Starting with the first line and ending with the line that holds "import matplotlib.pyplot as plt", repeat the material exactly.

== SUPPLIED INFORMATION ==

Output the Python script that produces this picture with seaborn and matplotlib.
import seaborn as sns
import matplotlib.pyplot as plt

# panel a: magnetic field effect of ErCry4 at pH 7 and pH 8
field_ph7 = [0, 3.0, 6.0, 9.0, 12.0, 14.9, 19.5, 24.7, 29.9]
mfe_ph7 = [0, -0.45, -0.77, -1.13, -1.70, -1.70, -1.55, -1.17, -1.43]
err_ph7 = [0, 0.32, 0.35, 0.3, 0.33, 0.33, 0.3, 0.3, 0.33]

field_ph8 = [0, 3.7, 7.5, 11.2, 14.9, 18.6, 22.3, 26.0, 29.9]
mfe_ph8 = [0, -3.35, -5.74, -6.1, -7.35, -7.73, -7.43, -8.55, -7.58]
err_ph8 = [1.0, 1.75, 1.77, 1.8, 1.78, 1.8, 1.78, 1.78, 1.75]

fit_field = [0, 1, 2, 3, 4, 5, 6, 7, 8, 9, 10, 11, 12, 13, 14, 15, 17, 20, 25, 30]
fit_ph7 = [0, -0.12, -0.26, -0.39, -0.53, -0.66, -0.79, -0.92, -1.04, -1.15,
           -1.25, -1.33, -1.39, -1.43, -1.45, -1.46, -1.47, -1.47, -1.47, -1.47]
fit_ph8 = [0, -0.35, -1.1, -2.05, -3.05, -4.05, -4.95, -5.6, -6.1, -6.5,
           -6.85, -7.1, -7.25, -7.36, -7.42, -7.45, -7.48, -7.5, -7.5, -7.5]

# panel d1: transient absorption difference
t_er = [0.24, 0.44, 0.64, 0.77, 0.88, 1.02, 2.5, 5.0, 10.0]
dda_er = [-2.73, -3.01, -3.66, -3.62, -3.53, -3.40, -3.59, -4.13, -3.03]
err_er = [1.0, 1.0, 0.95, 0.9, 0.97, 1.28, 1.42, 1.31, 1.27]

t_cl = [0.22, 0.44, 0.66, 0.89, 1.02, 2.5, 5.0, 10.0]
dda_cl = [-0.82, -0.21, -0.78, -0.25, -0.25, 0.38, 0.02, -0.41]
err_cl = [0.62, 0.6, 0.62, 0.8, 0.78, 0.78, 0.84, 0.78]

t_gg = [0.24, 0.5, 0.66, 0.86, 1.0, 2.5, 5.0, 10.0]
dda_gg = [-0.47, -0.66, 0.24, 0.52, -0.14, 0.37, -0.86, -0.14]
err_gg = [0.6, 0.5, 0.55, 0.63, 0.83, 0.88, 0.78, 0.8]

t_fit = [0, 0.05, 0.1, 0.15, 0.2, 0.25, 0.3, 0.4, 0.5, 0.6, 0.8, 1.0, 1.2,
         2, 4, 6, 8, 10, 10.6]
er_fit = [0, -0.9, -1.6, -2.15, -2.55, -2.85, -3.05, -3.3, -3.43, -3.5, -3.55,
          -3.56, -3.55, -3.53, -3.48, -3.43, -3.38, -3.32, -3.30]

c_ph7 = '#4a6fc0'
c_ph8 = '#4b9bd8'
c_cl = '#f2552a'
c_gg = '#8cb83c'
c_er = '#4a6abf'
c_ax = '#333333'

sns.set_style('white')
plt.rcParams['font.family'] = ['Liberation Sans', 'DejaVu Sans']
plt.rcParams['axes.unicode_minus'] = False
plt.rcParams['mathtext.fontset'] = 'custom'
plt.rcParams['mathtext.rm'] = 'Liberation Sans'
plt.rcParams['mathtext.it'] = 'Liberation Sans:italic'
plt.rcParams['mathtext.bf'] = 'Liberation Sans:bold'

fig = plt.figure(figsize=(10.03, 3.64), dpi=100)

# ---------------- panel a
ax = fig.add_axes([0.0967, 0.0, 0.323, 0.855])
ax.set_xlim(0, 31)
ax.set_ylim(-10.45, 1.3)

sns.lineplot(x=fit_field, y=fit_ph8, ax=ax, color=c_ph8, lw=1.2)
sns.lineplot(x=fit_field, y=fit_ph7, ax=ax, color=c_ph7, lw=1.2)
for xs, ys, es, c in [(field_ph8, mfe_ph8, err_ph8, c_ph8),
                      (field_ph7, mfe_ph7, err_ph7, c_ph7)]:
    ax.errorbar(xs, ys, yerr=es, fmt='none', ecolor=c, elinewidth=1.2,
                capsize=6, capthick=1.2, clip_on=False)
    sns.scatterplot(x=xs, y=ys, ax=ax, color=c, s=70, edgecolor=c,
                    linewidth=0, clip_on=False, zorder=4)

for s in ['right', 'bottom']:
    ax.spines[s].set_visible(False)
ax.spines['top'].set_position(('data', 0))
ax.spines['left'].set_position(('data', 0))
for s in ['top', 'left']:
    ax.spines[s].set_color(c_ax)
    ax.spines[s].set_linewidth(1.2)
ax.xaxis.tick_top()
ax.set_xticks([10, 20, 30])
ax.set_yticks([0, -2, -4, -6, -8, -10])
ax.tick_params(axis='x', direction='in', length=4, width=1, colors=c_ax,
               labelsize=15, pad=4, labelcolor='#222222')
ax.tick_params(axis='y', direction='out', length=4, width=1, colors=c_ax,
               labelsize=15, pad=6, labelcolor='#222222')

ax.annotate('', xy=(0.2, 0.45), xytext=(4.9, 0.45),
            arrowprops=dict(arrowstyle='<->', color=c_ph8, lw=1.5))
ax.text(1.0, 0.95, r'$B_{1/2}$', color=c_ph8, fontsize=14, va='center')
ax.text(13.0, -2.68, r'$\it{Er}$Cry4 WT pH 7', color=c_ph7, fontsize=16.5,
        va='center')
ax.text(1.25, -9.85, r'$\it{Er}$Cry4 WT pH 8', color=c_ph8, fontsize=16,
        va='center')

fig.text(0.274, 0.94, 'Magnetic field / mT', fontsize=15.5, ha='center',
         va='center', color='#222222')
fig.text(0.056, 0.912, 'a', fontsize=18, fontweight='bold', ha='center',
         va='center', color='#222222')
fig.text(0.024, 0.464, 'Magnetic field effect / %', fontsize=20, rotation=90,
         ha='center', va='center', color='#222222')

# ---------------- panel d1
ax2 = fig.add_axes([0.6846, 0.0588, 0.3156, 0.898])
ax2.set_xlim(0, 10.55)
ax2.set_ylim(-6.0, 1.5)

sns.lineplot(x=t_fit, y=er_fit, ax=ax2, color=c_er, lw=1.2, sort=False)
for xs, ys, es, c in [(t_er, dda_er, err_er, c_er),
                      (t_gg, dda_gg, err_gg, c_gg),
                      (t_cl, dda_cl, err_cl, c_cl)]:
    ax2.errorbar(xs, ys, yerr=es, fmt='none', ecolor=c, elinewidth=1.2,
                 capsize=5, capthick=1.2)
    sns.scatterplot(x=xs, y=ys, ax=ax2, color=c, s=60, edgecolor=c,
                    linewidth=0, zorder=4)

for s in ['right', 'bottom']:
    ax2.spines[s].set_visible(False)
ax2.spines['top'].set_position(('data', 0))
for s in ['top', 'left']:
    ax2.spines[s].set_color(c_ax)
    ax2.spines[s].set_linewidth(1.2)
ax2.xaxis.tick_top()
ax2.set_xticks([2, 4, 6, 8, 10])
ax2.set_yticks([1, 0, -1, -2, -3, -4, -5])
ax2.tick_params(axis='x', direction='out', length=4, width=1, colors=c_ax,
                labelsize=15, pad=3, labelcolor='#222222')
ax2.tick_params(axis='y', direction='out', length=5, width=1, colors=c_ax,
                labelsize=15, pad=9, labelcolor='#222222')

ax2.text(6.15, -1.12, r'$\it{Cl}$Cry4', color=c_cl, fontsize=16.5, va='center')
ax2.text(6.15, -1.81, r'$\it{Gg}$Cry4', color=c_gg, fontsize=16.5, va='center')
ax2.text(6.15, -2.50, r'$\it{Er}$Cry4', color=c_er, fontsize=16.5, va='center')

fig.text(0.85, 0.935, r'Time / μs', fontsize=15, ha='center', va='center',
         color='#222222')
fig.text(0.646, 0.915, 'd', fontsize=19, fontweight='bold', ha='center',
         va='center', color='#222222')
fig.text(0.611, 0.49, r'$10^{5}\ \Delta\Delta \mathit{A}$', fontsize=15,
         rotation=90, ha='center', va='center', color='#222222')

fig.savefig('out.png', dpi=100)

===

CORRECT RESULT:
Output the Python script that produces this picture with seaborn and matplotlib.
import seaborn as sns
import matplotlib.pyplot as plt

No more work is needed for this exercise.